Another way it might be a moral story is that his own joyful amusements are cut short by another’s incredible selfish callousness, which serves him right for his own years of incredible selfish callousness? I don’t know, this doesn’t seem like a very interesting moral saga.
Maybe it is meant as an interesting, amoral, portrait of a callous but smiling man, coldly charming women as he goes on with his empty existence, until the wake of his own heartlessness flips his boat? I didn’t come away with a vivid sense of his character, but perhaps I wasn’t paying enough attention.
The title suggests that it is actually a portrait of the enigmatically smiling woman in the background, though she is an infrequent character. The protagonist imagines her as having mysterious depths to her personality in a way that his straightforward wife and lover do not, but again I didn’t end up with a well-formed sense of them.
Maybe it’s for the murder mystery plot? The real murderer wasn’t revealed until the end, but as soon as it became clear that the wife was murdered, it seemed pretty obvious who had done it. For instance, if you assume that it wasn’t the husband (since that would conflict with the narration of his confused perspective) then the other visitor at the time of the poisoning was ol’ Gioconda smile. I guess it could have been an unnamed servant. The protagonist still seems confused about who the murderer could be at this point though, which is a bit strange if the author agrees that it is obvious.
Maybe the point is to try to guess the murderer before it comes out that it was a murder? There were clues. For instance, Gioconda was like ‘your wife seems very sick, she could die any time’ and then the wife dies a few hours later. Then when the husband later goes to see Gioconda, she is like, ‘I’m impressed by how you put up with your wife for so long, but I saw that you weren’t really into it, and actually you needed a soul mate; also I love you’. But it seems like you would only guess that this is a murder mystery at that point if your mind happened upon the thought that this is all suspicious, at which point you have also solved it.

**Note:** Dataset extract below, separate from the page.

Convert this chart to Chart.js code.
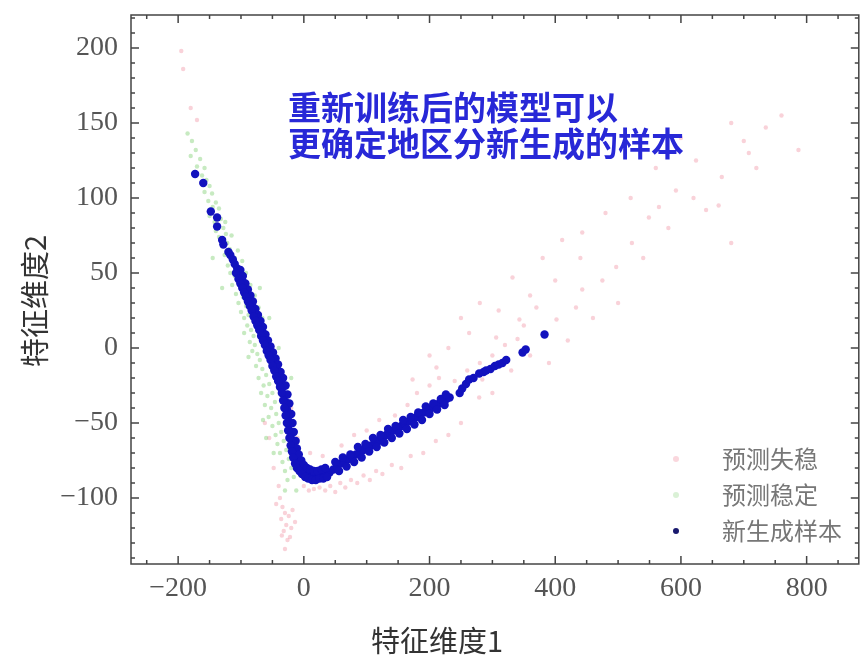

It has some insightful observation of psychology. For instance, the protagonist reflecting on Gioconda’s decorations while waiting for her, illuminating both her psychology and his own:
Photographs of Greek statuary, photographs of the Roman Forum, coloured prints of Italian masterpieces, all very safe and well known. Poor, dear Janet, what a prig—what an intellectual snob! Her real taste was illustrated in that water-colour by the pavement artist, the one she had paid half a crown for (and thirty-five shillings for the frame). How often his had heard her tell the story, how often expatiate on the beauties of that skilful imitation of an oleograph! “A real Artist in the streets,” and you could hear the capital A in Artist as she spoke the words. She made you feel that part of his glory had entered into Janet Spence when she tendered him that half-crown for the copy of the oleograph. She was implying a compliment to her own taste and penetration. A genuine Old Master for half a crown. Poor, dear Janet!
This seems richer to me. But The Gioconda Smile was made into multiple films, which seems surprising if the value is in the unspoken thoughts of characters or manner of description, since these are hard to translate into action.
It seems likely that I’m missing something.